Problem requirements – Copy out the listing that follows exactly, dropping every picture.

Source material –
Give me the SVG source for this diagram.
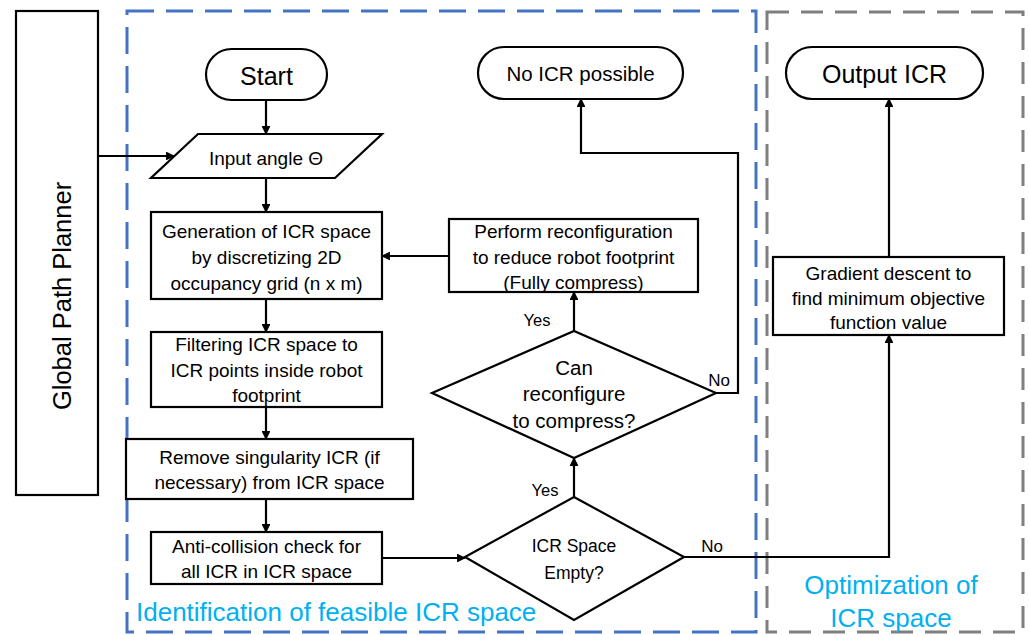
<svg xmlns="http://www.w3.org/2000/svg" width="1029" height="635" viewBox="0 0 1029 635">
<defs>
<style>
.shape{fill:#fff;stroke:#000;stroke-width:2.2}
.t{font-family:"Liberation Sans",Arial,sans-serif;fill:#000;text-anchor:middle}
.b{font-size:19px}
.cap{font-family:"Liberation Sans",Arial,sans-serif;fill:#00B0F0;font-size:26px}
.conn path{fill:none;stroke:#000;stroke-width:2.2;marker-end:url(#ah)}
</style>
<marker id="ah" viewBox="0 0 10 10" refX="9" refY="5" markerWidth="4" markerHeight="4" orient="auto" markerUnits="strokeWidth">
<path d="M0 0 L10 5 L0 10 z" fill="#000"/>
</marker>
</defs>
<rect width="1029" height="635" fill="#fff"/>

<g id="region-identification">
<rect x="127" y="11" width="629" height="621" fill="none" stroke="#4472C4" stroke-width="3" stroke-dasharray="27 12"/>
<text class="cap" x="136" y="621">Identification of feasible ICR space</text>
</g>
<g id="region-optimization">
<rect x="767" y="12" width="256" height="620" fill="none" stroke="#7F7F7F" stroke-width="3" stroke-dasharray="22 12"/>
<text class="cap" x="891" y="594" text-anchor="middle" font-size="27">Optimization of</text>
<text class="cap" x="891" y="627" text-anchor="middle" font-size="27">ICR space</text>
</g>

<g id="global-path-planner">
<rect class="shape" x="16" y="11" width="82" height="484"/>
<text class="t" x="0" y="0" font-size="25.5" transform="translate(71 296) rotate(-90)">Global Path Planner</text>
</g>

<g id="start">
<rect class="shape" x="206" y="49" width="121" height="51" rx="25.5"/>
<text class="t" x="266.5" y="85" font-size="25">Start</text>
</g>

<g id="input-angle">
<polygon class="shape" points="198,134 382,134 335,178 151,178"/>
<text class="t b" x="266" y="164.5">Input angle Θ</text>
</g>

<g id="generation">
<rect class="shape" x="151" y="212" width="231" height="87"/>
<text class="t b" x="266.5" y="237.5">Generation of ICR space</text>
<text class="t b" x="266.5" y="263.5">by discretizing 2D</text>
<text class="t b" x="266.5" y="289.5">occupancy grid (n x m)</text>
</g>

<g id="filtering">
<rect class="shape" x="151" y="332" width="231" height="75"/>
<text class="t b" x="266.5" y="350.5">Filtering ICR space to</text>
<text class="t b" x="266.5" y="377">ICR points inside robot</text>
<text class="t b" x="266.5" y="401.5">footprint</text>
</g>

<g id="remove-singularity">
<rect class="shape" x="126" y="439" width="287" height="60"/>
<text class="t b" x="269.5" y="463.5">Remove singularity ICR (if</text>
<text class="t b" x="269.5" y="488.5">necessary) from ICR space</text>
</g>

<g id="anti-collision">
<rect class="shape" x="151" y="532" width="231" height="52"/>
<text class="t b" x="266.5" y="552.5">Anti-collision check for</text>
<text class="t b" x="266.5" y="577.5">all ICR in ICR space</text>
</g>

<g id="icr-space-empty">
<polygon class="shape" points="465,557 574,497 684,557 574,620"/>
<text class="t" x="574" y="552" font-size="17.5">ICR Space</text>
<text class="t" x="574" y="579" font-size="17.5">Empty?</text>
</g>

<g id="can-reconfigure">
<polygon class="shape" points="432,393 574,331 716,393 574,458"/>
<text class="t" x="574" y="375" font-size="20.5">Can</text>
<text class="t" x="574" y="401" font-size="20.5">reconfigure</text>
<text class="t" x="574" y="428" font-size="20.5">to compress?</text>
</g>

<g id="perform-reconfiguration">
<rect class="shape" x="449" y="219" width="249" height="73"/>
<text class="t b" x="573.5" y="237.5">Perform reconfiguration</text>
<text class="t b" x="573.5" y="263.5">to reduce robot footprint</text>
<text class="t b" x="573.5" y="288.5">(Fully compress)</text>
</g>

<g id="no-icr-possible">
<rect class="shape" x="478" y="47" width="205" height="52" rx="26"/>
<text class="t" x="580.5" y="80.5" font-size="20.5">No ICR possible</text>
</g>

<g id="output-icr">
<rect class="shape" x="786" y="47" width="197" height="52" rx="26"/>
<text class="t" x="884.5" y="83" font-size="25">Output ICR</text>
</g>

<g id="gradient-descent">
<rect class="shape" x="773" y="257" width="231" height="78"/>
<text class="t b" x="888.5" y="279.5">Gradient descent to</text>
<text class="t b" x="888.5" y="304.5">find minimum objective</text>
<text class="t b" x="888.5" y="328.5">function value</text>
</g>

<g id="connectors" class="conn">
<path d="M98 156 H174"/>
<path d="M266 100 V134"/>
<path d="M266 178 V212"/>
<path d="M266 299 V332"/>
<path d="M266 407 V439"/>
<path d="M266 499 V532"/>
<path d="M382 558 H465"/>
<path d="M574 497 V458"/>
<path d="M574 331 V292"/>
<path d="M449 256 H382"/>
<path d="M716 393 H738 V153 H581 V99"/>
<path d="M684 557 H889 V335"/>
<path d="M889 257 V99"/>
</g>

<g id="labels">
<text class="t" x="537" y="326" font-size="16.5">Yes</text>
<text class="t" x="545" y="496" font-size="16.5">Yes</text>
<text class="t" x="719" y="386" font-size="17">No</text>
<text class="t" x="712" y="552" font-size="17">No</text>
</g>
</svg>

Response –
Give me the SVG source for this diagram.
<svg xmlns="http://www.w3.org/2000/svg" width="1029" height="635" viewBox="0 0 1029 635">
<defs>
<style>
.shape{fill:#fff;stroke:#000;stroke-width:2.2}
.t{font-family:"Liberation Sans",Arial,sans-serif;fill:#000;text-anchor:middle}
.b{font-size:19px}
.cap{font-family:"Liberation Sans",Arial,sans-serif;fill:#00B0F0;font-size:26px}
.conn path{fill:none;stroke:#000;stroke-width:2.2;marker-end:url(#ah)}
</style>
<marker id="ah" viewBox="0 0 10 10" refX="9" refY="5" markerWidth="4" markerHeight="4" orient="auto" markerUnits="strokeWidth">
<path d="M0 0 L10 5 L0 10 z" fill="#000"/>
</marker>
</defs>
<rect width="1029" height="635" fill="#fff"/>

<g id="region-identification">
<rect x="127" y="11" width="629" height="621" fill="none" stroke="#4472C4" stroke-width="3" stroke-dasharray="27 12"/>
<text class="cap" x="136" y="621">Identification of feasible ICR space</text>
</g>
<g id="region-optimization">
<rect x="767" y="12" width="256" height="620" fill="none" stroke="#7F7F7F" stroke-width="3" stroke-dasharray="22 12"/>
<text class="cap" x="891" y="594" text-anchor="middle" font-size="27">Optimization of</text>
<text class="cap" x="891" y="627" text-anchor="middle" font-size="27">ICR space</text>
</g>

<g id="global-path-planner">
<rect class="shape" x="16" y="11" width="82" height="484"/>
<text class="t" x="0" y="0" font-size="25.5" transform="translate(71 296) rotate(-90)">Global Path Planner</text>
</g>

<g id="start">
<rect class="shape" x="206" y="49" width="121" height="51" rx="25.5"/>
<text class="t" x="266.5" y="85" font-size="25">Start</text>
</g>

<g id="input-angle">
<polygon class="shape" points="198,134 382,134 335,178 151,178"/>
<text class="t b" x="266" y="164.5">Input angle Θ</text>
</g>

<g id="generation">
<rect class="shape" x="151" y="212" width="231" height="87"/>
<text class="t b" x="266.5" y="237.5">Generation of ICR space</text>
<text class="t b" x="266.5" y="263.5">by discretizing 2D</text>
<text class="t b" x="266.5" y="289.5">occupancy grid (n x m)</text>
</g>

<g id="filtering">
<rect class="shape" x="151" y="332" width="231" height="75"/>
<text class="t b" x="266.5" y="350.5">Filtering ICR space to</text>
<text class="t b" x="266.5" y="377">ICR points inside robot</text>
<text class="t b" x="266.5" y="401.5">footprint</text>
</g>

<g id="remove-singularity">
<rect class="shape" x="126" y="439" width="287" height="60"/>
<text class="t b" x="269.5" y="463.5">Remove singularity ICR (if</text>
<text class="t b" x="269.5" y="488.5">necessary) from ICR space</text>
</g>

<g id="anti-collision">
<rect class="shape" x="151" y="532" width="231" height="52"/>
<text class="t b" x="266.5" y="552.5">Anti-collision check for</text>
<text class="t b" x="266.5" y="577.5">all ICR in ICR space</text>
</g>

<g id="icr-space-empty">
<polygon class="shape" points="465,557 574,497 684,557 574,620"/>
<text class="t" x="574" y="552" font-size="17.5">ICR Space</text>
<text class="t" x="574" y="579" font-size="17.5">Empty?</text>
</g>

<g id="can-reconfigure">
<polygon class="shape" points="432,393 574,331 716,393 574,458"/>
<text class="t" x="574" y="375" font-size="20.5">Can</text>
<text class="t" x="574" y="401" font-size="20.5">reconfigure</text>
<text class="t" x="574" y="428" font-size="20.5">to compress?</text>
</g>

<g id="perform-reconfiguration">
<rect class="shape" x="449" y="219" width="249" height="73"/>
<text class="t b" x="573.5" y="237.5">Perform reconfiguration</text>
<text class="t b" x="573.5" y="263.5">to reduce robot footprint</text>
<text class="t b" x="573.5" y="288.5">(Fully compress)</text>
</g>

<g id="no-icr-possible">
<rect class="shape" x="478" y="47" width="205" height="52" rx="26"/>
<text class="t" x="580.5" y="80.5" font-size="20.5">No ICR possible</text>
</g>

<g id="output-icr">
<rect class="shape" x="786" y="47" width="197" height="52" rx="26"/>
<text class="t" x="884.5" y="83" font-size="25">Output ICR</text>
</g>

<g id="gradient-descent">
<rect class="shape" x="773" y="257" width="231" height="78"/>
<text class="t b" x="888.5" y="279.5">Gradient descent to</text>
<text class="t b" x="888.5" y="304.5">find minimum objective</text>
<text class="t b" x="888.5" y="328.5">function value</text>
</g>

<g id="connectors" class="conn">
<path d="M98 156 H174"/>
<path d="M266 100 V134"/>
<path d="M266 178 V212"/>
<path d="M266 299 V332"/>
<path d="M266 407 V439"/>
<path d="M266 499 V532"/>
<path d="M382 558 H465"/>
<path d="M574 497 V458"/>
<path d="M574 331 V292"/>
<path d="M449 256 H382"/>
<path d="M716 393 H738 V153 H581 V99"/>
<path d="M684 557 H889 V335"/>
<path d="M889 257 V99"/>
</g>

<g id="labels">
<text class="t" x="537" y="326" font-size="16.5">Yes</text>
<text class="t" x="545" y="496" font-size="16.5">Yes</text>
<text class="t" x="719" y="386" font-size="17">No</text>
<text class="t" x="712" y="552" font-size="17">No</text>
</g>
</svg>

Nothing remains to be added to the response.